>> begin Data shown

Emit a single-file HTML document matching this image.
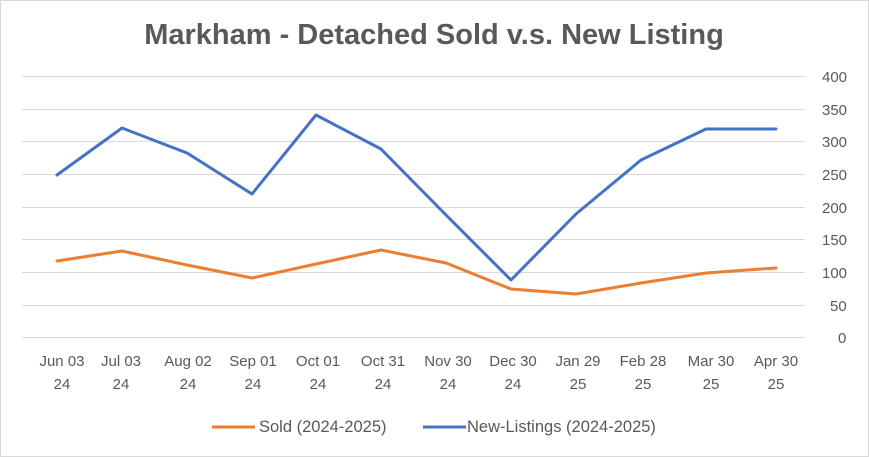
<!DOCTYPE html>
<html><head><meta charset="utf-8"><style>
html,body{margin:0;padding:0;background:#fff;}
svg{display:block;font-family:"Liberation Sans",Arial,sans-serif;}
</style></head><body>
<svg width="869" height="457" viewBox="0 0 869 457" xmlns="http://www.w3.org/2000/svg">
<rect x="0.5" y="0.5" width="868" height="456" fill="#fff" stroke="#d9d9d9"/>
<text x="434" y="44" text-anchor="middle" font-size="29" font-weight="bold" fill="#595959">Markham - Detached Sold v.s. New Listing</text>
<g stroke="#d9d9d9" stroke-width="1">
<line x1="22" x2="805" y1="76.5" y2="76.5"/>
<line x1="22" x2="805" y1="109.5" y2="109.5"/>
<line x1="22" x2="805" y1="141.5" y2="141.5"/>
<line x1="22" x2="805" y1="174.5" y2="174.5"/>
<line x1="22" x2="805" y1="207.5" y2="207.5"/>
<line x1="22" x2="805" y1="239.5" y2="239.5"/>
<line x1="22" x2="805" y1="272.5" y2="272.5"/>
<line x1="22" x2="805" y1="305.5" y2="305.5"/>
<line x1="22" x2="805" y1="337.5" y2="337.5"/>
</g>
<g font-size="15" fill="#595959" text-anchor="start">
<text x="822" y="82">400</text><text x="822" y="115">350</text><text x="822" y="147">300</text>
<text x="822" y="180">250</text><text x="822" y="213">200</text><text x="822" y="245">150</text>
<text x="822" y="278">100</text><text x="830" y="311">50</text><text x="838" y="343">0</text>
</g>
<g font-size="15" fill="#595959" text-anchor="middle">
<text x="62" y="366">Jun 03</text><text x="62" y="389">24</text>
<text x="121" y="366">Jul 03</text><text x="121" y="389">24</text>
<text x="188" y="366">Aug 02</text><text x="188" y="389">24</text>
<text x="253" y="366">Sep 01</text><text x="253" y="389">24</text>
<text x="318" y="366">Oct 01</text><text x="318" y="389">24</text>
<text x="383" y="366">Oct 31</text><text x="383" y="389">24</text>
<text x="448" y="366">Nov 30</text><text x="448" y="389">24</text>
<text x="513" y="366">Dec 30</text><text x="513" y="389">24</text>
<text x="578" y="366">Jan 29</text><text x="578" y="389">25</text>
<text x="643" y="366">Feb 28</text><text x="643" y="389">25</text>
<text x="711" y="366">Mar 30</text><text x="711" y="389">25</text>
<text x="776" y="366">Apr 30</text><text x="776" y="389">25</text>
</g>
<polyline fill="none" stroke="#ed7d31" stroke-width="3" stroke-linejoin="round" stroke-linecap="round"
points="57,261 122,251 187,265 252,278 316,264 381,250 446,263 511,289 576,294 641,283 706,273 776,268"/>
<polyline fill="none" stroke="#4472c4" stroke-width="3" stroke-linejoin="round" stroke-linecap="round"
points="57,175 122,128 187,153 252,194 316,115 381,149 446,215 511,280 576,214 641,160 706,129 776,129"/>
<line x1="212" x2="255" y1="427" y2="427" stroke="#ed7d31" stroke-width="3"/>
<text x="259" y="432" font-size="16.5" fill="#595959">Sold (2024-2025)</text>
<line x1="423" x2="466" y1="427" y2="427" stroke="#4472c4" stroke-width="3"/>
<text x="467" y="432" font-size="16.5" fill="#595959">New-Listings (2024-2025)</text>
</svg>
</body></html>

>> end Data shown

*What you are asked to do*
Quote every line word for word and keep the images out of the copy.

*Answer to the problem*
Emit a single-file HTML document matching this image.
<!DOCTYPE html>
<html><head><meta charset="utf-8"><style>
html,body{margin:0;padding:0;background:#fff;}
svg{display:block;font-family:"Liberation Sans",Arial,sans-serif;}
</style></head><body>
<svg width="869" height="457" viewBox="0 0 869 457" xmlns="http://www.w3.org/2000/svg">
<rect x="0.5" y="0.5" width="868" height="456" fill="#fff" stroke="#d9d9d9"/>
<text x="434" y="44" text-anchor="middle" font-size="29" font-weight="bold" fill="#595959">Markham - Detached Sold v.s. New Listing</text>
<g stroke="#d9d9d9" stroke-width="1">
<line x1="22" x2="805" y1="76.5" y2="76.5"/>
<line x1="22" x2="805" y1="109.5" y2="109.5"/>
<line x1="22" x2="805" y1="141.5" y2="141.5"/>
<line x1="22" x2="805" y1="174.5" y2="174.5"/>
<line x1="22" x2="805" y1="207.5" y2="207.5"/>
<line x1="22" x2="805" y1="239.5" y2="239.5"/>
<line x1="22" x2="805" y1="272.5" y2="272.5"/>
<line x1="22" x2="805" y1="305.5" y2="305.5"/>
<line x1="22" x2="805" y1="337.5" y2="337.5"/>
</g>
<g font-size="15" fill="#595959" text-anchor="start">
<text x="822" y="82">400</text><text x="822" y="115">350</text><text x="822" y="147">300</text>
<text x="822" y="180">250</text><text x="822" y="213">200</text><text x="822" y="245">150</text>
<text x="822" y="278">100</text><text x="830" y="311">50</text><text x="838" y="343">0</text>
</g>
<g font-size="15" fill="#595959" text-anchor="middle">
<text x="62" y="366">Jun 03</text><text x="62" y="389">24</text>
<text x="121" y="366">Jul 03</text><text x="121" y="389">24</text>
<text x="188" y="366">Aug 02</text><text x="188" y="389">24</text>
<text x="253" y="366">Sep 01</text><text x="253" y="389">24</text>
<text x="318" y="366">Oct 01</text><text x="318" y="389">24</text>
<text x="383" y="366">Oct 31</text><text x="383" y="389">24</text>
<text x="448" y="366">Nov 30</text><text x="448" y="389">24</text>
<text x="513" y="366">Dec 30</text><text x="513" y="389">24</text>
<text x="578" y="366">Jan 29</text><text x="578" y="389">25</text>
<text x="643" y="366">Feb 28</text><text x="643" y="389">25</text>
<text x="711" y="366">Mar 30</text><text x="711" y="389">25</text>
<text x="776" y="366">Apr 30</text><text x="776" y="389">25</text>
</g>
<polyline fill="none" stroke="#ed7d31" stroke-width="3" stroke-linejoin="round" stroke-linecap="round"
points="57,261 122,251 187,265 252,278 316,264 381,250 446,263 511,289 576,294 641,283 706,273 776,268"/>
<polyline fill="none" stroke="#4472c4" stroke-width="3" stroke-linejoin="round" stroke-linecap="round"
points="57,175 122,128 187,153 252,194 316,115 381,149 446,215 511,280 576,214 641,160 706,129 776,129"/>
<line x1="212" x2="255" y1="427" y2="427" stroke="#ed7d31" stroke-width="3"/>
<text x="259" y="432" font-size="16.5" fill="#595959">Sold (2024-2025)</text>
<line x1="423" x2="466" y1="427" y2="427" stroke="#4472c4" stroke-width="3"/>
<text x="467" y="432" font-size="16.5" fill="#595959">New-Listings (2024-2025)</text>
</svg>
</body></html>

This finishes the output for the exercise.